SO.CO Team
Live: Blur Triumph at Wembley Stadium - 9th July 2023
After a raucous performance in front of a sold out Wembley stadium just the evening before, you might have expected these 'old men' (Damon's words, not mine) to take it easy on Sunday evening. Blur, apparently, didn't get that memo, and once again stormed the national stadium, and showed why they are still one of the most revered bands in the UK, even now.
Blur @ Wembley Stadium (Tom Pallant)
This historic brace of shows, surprisingly the first that Blur have played here, came very close to not happening at all. With a festival-headline show in France pulled the previous week, due to an injury sustained by drummer Dave Rowntree, there was a real chance that Blur’s big nights, much like Dave’s knee, might need to be put on ice. Thankfully there was no such issue, and the band delivered a pair of career defining shows fully deserving of this most majestic of venues.
Blur @ Wembley Stadium (Tom Pallant)
With a new album in the pipeline (due July 21st), we might have expected a few teasers of the new material to come, but other than opener St. Charles’ Square, which sounds like Popscene-era Blur, with added sonic meltdowns, and the reflective The Narcissist, both of which have been promoted heavily in recent weeks, this is a show heavy on the hits, plus a few deep dives to keep the uber-fans happy, and to show that the band have lost none of their playfulness.
Blur @ Wembley Stadium (Tom Pallant)
That playfulness came through in the show in spades, with Phil Daniels making a rare appearance to perform Parklife, and the return of Lot 105 to the set, with it’s end-of-the-pier organ and massed “la la la la la” singalong which boomed around Wembley whilst sitting oddly between the ‘show-closer’ This Is A Low and indie-rave classic Girls and Boys. It worked perfectly to open an encore which also included an appearance by the London Community Gospel Choir on Tender, and wondrous show closer The Universal, which could be heard echoing down Olympic Way as the mass of fans headed into the London night.
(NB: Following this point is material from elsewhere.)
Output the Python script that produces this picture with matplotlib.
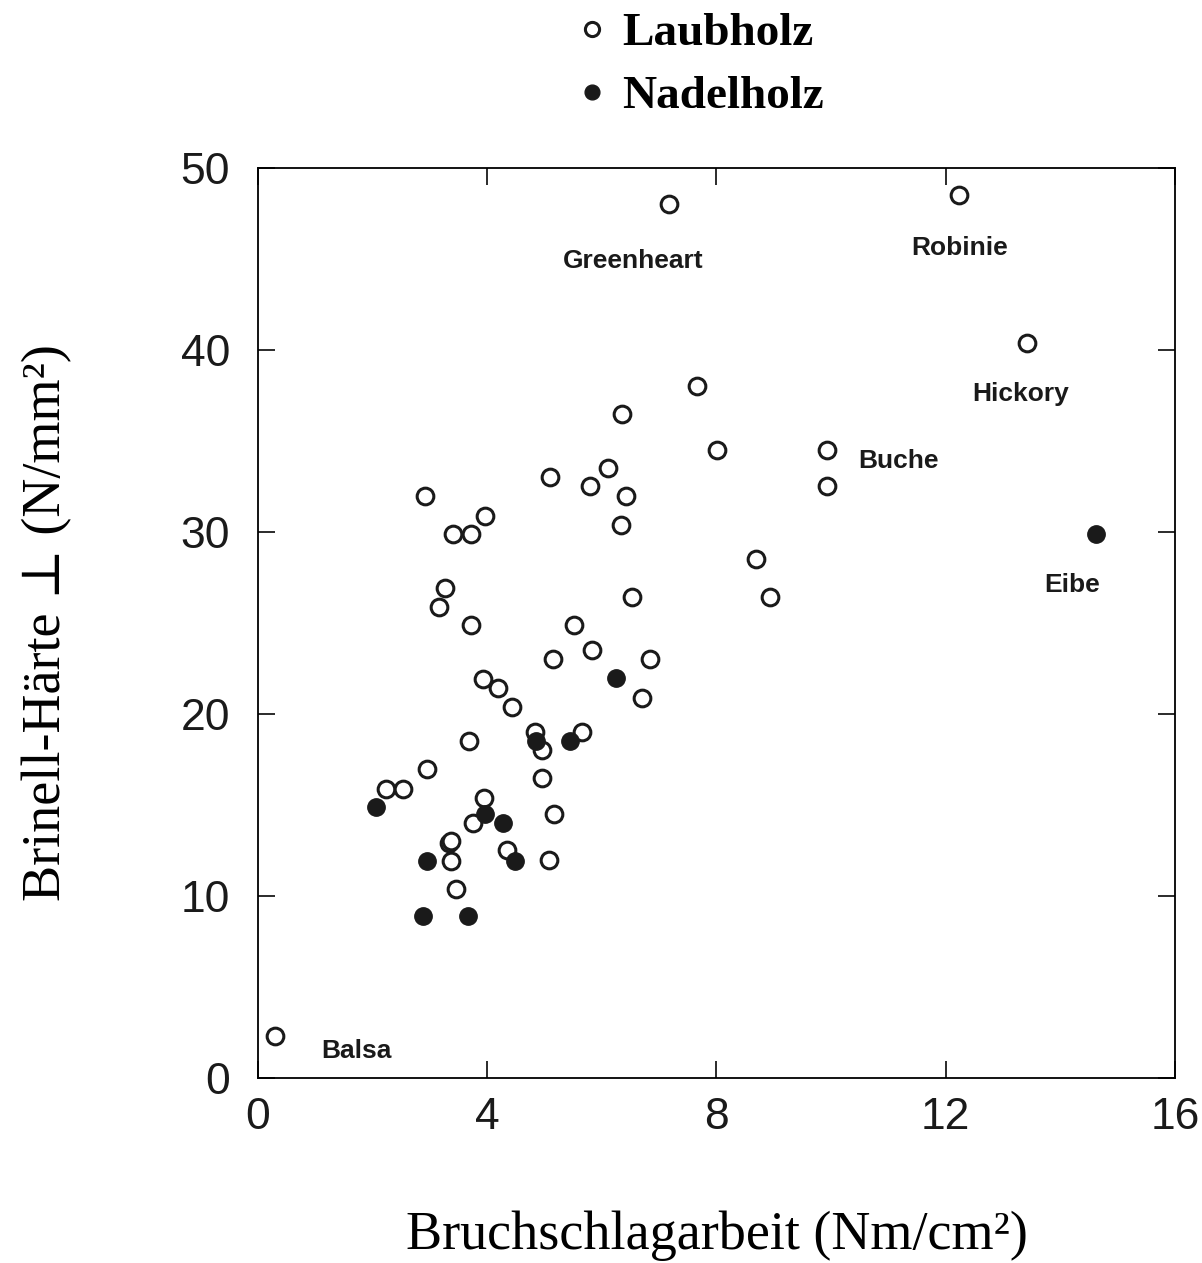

Blur @ Wembley Stadium (Tom Pallant)
Back in the mid-90s, the UK music press made a huge deal of the ‘battle of Britpop’, pitching Manchester indie-heroes Oasis against London’s Blur. There could only be one winner when Roll With It went toe-to-toe with Country House, but whilst the Gallagher brothers might have won that particular battle, it seems clear now the dust has settled, that the spoils of war belong to Damon Albarn and company. An absolute triumph of a weekend.